Taming Corporate Power: The Key Political Issue Of Our Age (Monbiot)

Does this sometimes feel like a country under enemy occupation? Do you wonder why the demands of so much of the electorate seldom translate into policy? Why parties of the left seem incapable of offering effective opposition to market fundamentalism, let alone proposing coherent alternatives? Do you wonder why those who want a kind and decent and just world, in which both human beings and other living creatures are protected, so often appear to be opposed by the entire political establishment? If so, you have encountered corporate power – the corrupting influence that prevents parties from connecting with the public, distorts spending and tax decisions, and limits the scope of democracy.

It helps explain the otherwise inexplicable: the creeping privatisation of health and education, hated by the vast majority of voters; the private finance initiative, which has left public services with unpayable debts; the replacement of the civil service with companies distinguished only by incompetence; the failure to re-regulate the banks and collect tax; the war on the natural world; the scrapping of the safeguards that protect us from exploitation; above all, the severe limitation of political choice in a nation crying out for alternatives. There are many ways in which it operates, but perhaps the most obvious is through our unreformed political funding system, which permits big business and multimillionaires in effect to buy political parties. Once a party is obliged to them, it needs little reminder of where its interests lie. Fear and favour rule.
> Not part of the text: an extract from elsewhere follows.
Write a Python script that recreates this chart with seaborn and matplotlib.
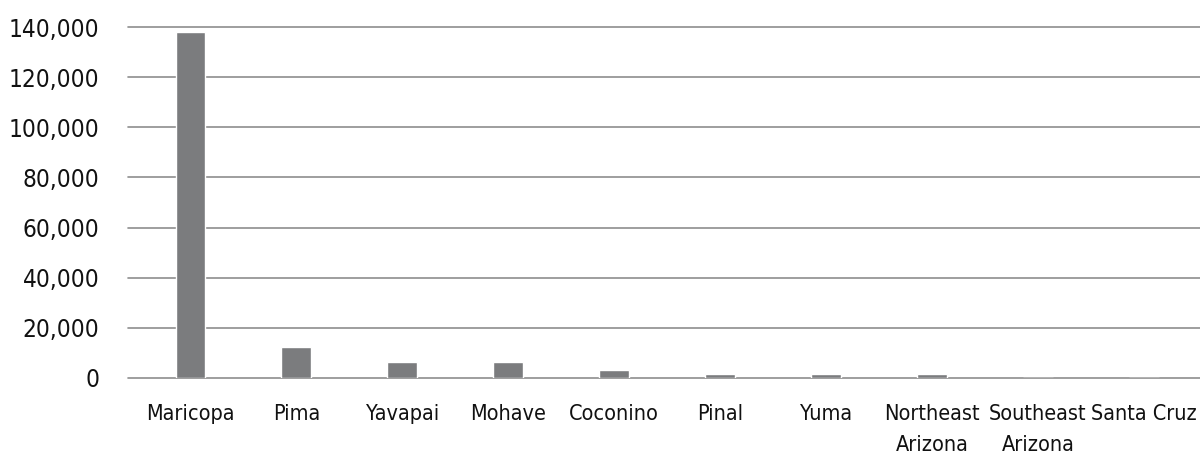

And if they fail? Well, there are other means. Before the last election, a radical firebrand said this about the lobbying industry: “It is the next big scandal waiting to happen … an issue that exposes the far-too-cosy relationship between politics, government, business and money … secret corporate lobbying, like the expenses scandal, goes to the heart of why people are so fed up with politics.” That, of course, was David Cameron, and he’s since ensured that the scandal continues. His Lobbying Act restricts the activities of charities and trade unions but imposes no meaningful restraint on corporations.